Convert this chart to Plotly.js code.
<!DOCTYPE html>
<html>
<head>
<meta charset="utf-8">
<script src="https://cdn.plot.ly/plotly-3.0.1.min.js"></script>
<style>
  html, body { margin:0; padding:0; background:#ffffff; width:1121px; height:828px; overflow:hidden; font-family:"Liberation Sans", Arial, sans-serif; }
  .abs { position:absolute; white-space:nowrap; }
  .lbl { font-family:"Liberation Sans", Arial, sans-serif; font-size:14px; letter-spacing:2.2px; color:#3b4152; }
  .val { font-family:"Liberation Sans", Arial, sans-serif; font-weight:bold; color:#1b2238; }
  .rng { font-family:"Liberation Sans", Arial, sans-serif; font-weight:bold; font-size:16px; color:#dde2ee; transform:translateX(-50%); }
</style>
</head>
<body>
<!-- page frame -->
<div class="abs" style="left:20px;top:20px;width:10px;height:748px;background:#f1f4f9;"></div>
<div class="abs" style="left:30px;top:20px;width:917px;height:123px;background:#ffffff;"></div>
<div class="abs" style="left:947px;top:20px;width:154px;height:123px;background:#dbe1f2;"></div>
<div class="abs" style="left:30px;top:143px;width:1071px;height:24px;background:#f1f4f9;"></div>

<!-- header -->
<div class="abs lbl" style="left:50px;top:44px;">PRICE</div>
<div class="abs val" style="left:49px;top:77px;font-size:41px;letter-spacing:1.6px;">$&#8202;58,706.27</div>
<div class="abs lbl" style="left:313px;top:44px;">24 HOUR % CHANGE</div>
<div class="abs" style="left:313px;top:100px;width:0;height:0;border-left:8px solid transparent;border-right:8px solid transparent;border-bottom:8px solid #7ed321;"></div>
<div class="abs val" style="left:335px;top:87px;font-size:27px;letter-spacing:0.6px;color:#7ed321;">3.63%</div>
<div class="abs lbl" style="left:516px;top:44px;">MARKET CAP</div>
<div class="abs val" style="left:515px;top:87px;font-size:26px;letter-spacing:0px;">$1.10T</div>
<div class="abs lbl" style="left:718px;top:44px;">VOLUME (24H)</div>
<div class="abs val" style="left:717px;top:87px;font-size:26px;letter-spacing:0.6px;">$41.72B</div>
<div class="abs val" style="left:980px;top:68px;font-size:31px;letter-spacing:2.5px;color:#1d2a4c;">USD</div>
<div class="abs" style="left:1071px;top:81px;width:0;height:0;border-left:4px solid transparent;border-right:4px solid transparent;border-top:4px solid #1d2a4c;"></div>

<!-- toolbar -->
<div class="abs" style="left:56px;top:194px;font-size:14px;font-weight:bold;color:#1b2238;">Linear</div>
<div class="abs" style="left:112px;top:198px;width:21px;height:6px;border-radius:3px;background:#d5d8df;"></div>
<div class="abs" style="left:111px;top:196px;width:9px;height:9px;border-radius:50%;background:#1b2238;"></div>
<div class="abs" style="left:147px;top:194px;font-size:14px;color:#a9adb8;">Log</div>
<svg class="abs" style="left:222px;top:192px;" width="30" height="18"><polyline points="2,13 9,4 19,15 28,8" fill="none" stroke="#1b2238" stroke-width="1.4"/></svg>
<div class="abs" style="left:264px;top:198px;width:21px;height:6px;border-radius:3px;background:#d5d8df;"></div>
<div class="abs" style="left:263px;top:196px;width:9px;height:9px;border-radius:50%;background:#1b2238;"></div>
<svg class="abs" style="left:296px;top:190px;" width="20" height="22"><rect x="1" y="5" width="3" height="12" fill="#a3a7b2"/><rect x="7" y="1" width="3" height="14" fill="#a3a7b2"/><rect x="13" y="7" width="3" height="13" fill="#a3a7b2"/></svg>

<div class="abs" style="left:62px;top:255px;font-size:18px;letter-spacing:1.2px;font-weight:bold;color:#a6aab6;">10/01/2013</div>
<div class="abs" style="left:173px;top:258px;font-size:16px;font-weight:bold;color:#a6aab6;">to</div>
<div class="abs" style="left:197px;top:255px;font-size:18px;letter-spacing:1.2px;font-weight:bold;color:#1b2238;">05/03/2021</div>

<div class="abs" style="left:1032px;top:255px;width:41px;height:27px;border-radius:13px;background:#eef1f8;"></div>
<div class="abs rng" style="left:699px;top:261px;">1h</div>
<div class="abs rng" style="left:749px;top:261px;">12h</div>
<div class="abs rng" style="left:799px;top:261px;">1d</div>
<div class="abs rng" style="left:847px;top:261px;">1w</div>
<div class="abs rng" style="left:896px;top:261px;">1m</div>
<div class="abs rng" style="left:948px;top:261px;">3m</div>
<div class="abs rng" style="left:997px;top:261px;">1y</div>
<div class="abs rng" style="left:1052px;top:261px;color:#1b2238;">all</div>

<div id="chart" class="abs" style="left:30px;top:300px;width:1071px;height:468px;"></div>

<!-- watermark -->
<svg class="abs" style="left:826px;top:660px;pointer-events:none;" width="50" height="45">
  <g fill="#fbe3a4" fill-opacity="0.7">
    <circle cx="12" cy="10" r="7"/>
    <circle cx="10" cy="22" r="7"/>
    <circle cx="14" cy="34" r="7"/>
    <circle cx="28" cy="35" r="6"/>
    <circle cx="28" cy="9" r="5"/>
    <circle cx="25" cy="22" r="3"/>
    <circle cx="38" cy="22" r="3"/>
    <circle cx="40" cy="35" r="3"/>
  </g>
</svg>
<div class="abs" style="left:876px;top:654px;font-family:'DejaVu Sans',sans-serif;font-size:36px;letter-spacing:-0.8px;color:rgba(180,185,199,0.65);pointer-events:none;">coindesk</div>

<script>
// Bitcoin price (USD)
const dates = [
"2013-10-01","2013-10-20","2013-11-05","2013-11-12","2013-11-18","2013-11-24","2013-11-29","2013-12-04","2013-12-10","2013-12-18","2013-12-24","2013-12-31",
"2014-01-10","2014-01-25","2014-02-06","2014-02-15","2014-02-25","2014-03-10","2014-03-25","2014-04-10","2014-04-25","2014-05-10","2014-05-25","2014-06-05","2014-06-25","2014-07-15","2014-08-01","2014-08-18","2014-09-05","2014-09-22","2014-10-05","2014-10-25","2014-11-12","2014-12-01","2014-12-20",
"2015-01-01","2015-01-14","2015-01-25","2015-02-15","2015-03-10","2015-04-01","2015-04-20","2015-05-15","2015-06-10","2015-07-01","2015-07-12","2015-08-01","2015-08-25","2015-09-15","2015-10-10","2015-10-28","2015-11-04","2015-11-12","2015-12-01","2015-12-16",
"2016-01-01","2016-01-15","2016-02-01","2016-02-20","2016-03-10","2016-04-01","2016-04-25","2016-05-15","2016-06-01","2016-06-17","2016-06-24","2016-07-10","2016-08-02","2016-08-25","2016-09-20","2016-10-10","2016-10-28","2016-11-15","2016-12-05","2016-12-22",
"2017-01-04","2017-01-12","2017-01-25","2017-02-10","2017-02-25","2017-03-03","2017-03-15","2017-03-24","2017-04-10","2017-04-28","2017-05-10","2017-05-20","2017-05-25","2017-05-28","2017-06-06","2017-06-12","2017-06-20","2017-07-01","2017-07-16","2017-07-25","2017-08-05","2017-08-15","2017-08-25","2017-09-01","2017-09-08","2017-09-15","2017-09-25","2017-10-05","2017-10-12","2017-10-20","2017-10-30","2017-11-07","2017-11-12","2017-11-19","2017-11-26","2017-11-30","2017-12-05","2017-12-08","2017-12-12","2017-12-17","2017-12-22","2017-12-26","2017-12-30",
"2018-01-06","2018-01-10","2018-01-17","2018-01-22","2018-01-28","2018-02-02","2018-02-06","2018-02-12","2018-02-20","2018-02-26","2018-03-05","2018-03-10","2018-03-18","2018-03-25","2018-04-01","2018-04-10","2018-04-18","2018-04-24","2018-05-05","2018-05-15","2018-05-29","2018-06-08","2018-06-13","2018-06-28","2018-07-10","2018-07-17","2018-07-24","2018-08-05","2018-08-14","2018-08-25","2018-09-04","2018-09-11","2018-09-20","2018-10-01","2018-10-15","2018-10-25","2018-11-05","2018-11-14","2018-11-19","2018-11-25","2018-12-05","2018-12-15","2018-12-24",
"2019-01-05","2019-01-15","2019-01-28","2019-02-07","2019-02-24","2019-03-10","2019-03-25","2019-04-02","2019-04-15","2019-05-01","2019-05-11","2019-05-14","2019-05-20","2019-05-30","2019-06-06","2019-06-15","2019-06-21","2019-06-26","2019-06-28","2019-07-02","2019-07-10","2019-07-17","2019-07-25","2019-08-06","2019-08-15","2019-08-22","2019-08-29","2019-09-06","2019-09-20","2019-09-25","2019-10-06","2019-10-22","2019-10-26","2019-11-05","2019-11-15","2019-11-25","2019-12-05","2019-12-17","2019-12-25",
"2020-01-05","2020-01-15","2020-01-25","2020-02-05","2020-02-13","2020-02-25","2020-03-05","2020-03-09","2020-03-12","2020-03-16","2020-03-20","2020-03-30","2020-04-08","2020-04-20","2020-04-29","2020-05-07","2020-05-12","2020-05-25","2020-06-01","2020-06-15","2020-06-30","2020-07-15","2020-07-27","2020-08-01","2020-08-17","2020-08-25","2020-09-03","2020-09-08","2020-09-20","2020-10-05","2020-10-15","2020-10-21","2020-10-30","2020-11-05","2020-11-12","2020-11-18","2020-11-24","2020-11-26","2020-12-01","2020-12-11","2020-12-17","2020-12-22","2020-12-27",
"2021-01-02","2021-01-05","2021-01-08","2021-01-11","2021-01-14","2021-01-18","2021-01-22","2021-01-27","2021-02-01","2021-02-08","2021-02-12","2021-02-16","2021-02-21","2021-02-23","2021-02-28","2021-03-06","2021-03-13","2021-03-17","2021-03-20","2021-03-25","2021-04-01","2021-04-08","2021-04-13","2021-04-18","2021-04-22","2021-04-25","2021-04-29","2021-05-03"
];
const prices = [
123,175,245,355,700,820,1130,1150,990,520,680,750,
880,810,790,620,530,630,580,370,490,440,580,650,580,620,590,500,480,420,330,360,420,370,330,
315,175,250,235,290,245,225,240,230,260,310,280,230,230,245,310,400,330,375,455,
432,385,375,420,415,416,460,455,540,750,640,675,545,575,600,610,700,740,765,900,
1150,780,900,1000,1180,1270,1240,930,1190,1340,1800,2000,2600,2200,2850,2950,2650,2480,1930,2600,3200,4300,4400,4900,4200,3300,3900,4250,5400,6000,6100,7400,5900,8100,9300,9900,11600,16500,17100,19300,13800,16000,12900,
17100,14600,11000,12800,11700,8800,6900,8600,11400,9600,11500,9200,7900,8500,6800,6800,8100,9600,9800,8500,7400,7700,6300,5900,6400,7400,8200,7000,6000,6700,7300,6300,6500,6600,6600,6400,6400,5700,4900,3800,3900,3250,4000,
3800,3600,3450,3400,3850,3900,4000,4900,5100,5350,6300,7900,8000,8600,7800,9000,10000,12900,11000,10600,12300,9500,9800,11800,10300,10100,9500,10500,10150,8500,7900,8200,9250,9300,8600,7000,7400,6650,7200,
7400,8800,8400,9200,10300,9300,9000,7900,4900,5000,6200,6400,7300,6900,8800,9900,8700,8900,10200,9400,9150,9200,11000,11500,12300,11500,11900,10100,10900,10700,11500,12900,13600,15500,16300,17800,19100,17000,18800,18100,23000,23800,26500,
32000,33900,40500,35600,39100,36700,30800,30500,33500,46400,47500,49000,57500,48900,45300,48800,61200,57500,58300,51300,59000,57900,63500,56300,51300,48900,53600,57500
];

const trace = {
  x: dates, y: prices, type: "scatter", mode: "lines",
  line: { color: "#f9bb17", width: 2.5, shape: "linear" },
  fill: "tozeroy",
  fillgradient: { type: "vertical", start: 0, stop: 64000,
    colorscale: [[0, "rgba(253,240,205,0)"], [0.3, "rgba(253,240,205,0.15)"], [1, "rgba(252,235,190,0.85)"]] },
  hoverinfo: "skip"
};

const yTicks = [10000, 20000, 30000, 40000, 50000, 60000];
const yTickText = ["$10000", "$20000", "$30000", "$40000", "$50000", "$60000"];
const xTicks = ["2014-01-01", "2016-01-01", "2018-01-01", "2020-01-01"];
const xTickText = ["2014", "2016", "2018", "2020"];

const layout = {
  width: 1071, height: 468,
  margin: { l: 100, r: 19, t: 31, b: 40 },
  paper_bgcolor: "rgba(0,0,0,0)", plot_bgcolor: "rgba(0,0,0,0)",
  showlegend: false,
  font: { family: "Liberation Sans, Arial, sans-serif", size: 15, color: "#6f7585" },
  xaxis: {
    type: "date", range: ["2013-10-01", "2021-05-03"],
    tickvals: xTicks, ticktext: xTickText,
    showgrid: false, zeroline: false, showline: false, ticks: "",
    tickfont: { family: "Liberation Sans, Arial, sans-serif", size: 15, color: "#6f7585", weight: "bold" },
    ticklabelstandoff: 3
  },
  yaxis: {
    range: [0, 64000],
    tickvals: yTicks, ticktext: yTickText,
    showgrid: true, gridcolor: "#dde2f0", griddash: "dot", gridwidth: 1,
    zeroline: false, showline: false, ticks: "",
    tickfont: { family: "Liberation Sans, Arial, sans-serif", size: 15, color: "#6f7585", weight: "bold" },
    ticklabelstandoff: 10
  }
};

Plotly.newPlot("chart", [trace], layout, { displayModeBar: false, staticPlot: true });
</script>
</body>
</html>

# REQUEST:
Among the lines of the data, identify those with the word "chart". Copy each of them.

# ANSWER TO THIS EXERCISE:
Convert this chart to Plotly.js code.
<div id="chart" class="abs" style="left:30px;top:300px;width:1071px;height:468px;"></div>
Plotly.newPlot("chart", [trace], layout, { displayModeBar: false, staticPlot: true });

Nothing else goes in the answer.